DANIEL KARMANN / AFP
A mannequin equipped with the Gladius 2.0 soldier system is on display at the Rheinmetall defence company's stand during the "Enforce Tac" trade defence fair in Nuremberg, Germany, on 25 February 2026.

In other cases, companies are taking over factories and workers from other manufacturers. KNDS, which makes tanks and other military vehicles, is planning to buy a plant from train manufacturer Alstom in east Germany that was due to end operations this year. The deal could save the jobs of the factory's 700 workers.

Strategic outlook

There are some success stories from this transition that point to the strategic implications of the shift. FWM, a German metal construction company, has been manufacturing vehicle body shells for two decades, but several years ago it began working on smaller defence contracts before, more recently, plunging into defence manufacturing with greater confidence. Defence technology now accounts for 80% of its sales, and new employees (from other automotive manufacturers) have been hired to meet demand.

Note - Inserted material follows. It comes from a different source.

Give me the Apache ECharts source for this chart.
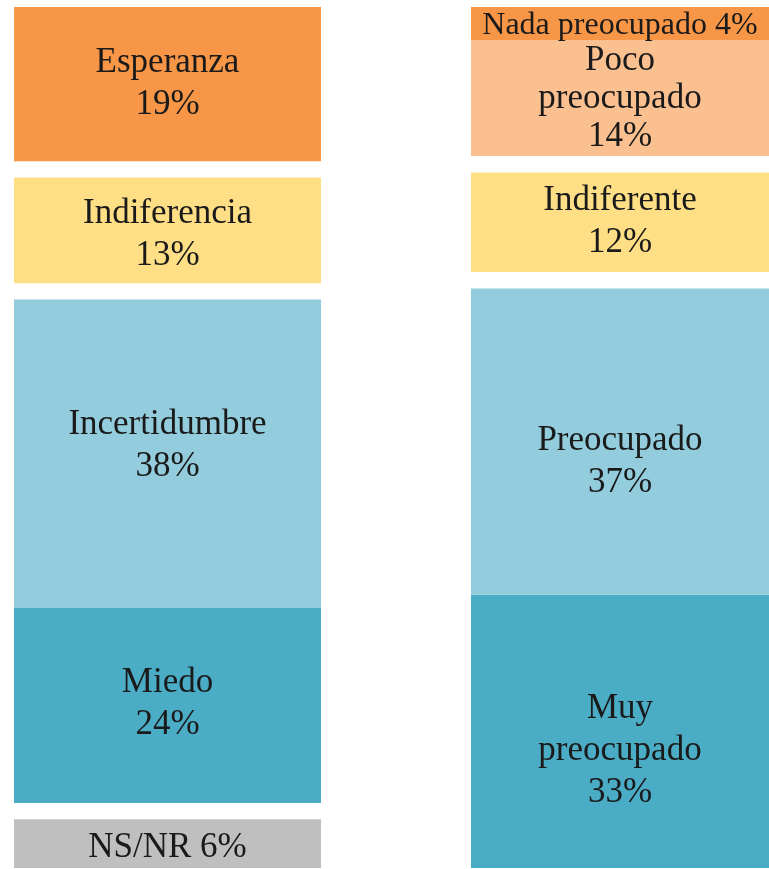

Managing director Thomas Fuchs told DW News that there were advantages to serving the defence sector, because national suppliers are given priority. "You basically only have competition from German companies," he said. "In the automotive industry, the competition is global." He added that there was a longer planning horizon in defence, which led to greater predictability. "They talk in decades. We have orders through 2030 and are talking about contracts being placed that extend to 2040."

The automotive sector in many European countries is far larger than the defence industry. This is the case in Germany by a factor of ten, so even with increased spending, defence manufacturing will not cure all carmakers' worries. Whether this higher defence spending outlasts the Trump administration of the Ukraine war remains a point of interest for the car manufacturers considering their future.